If there are children or elders in your house, the grief of losing a pet can hit them differently. Children and elders often create special bonds with pets as they get to spend more time with them and even depend on them.

That’s why their loss can leave them lost and without a sense of purpose. So, reach out to them and help them through this painful time. Let them know it’s okay to feel whatever they’re feeling and help them process their emotions.

Don’t Rush into Getting a New Pet

Most importantly, you might be tempted to get over the loss of your pet by getting a new pet to replace them. However, again, that’s not how it works. Each pet and our attachment with them is different.

Immediately getting a new pet when you might not even be ready yet is a great disservice to yourself and that new pet. Therefore, wait till you’ve gotten over the death of your pet and only get a new pet when you’re absolutely ready.

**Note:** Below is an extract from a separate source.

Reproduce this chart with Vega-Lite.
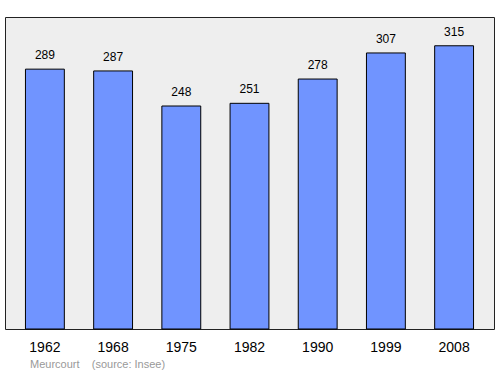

For most people, a pet isn’t just a pet. It’s a vital member of the family who is as important as any other human in the house. That’s why it’s not easy to get over losing a pet. You essentially lose a part of your family, something that is a significant part of who you are.

But life must go on, and that’s why we need to cope with the loss and grief. Hopefully, this short guide on how to cope with losing a loved family pet should offer some comfort and closure for you to make peace with yourself and move on.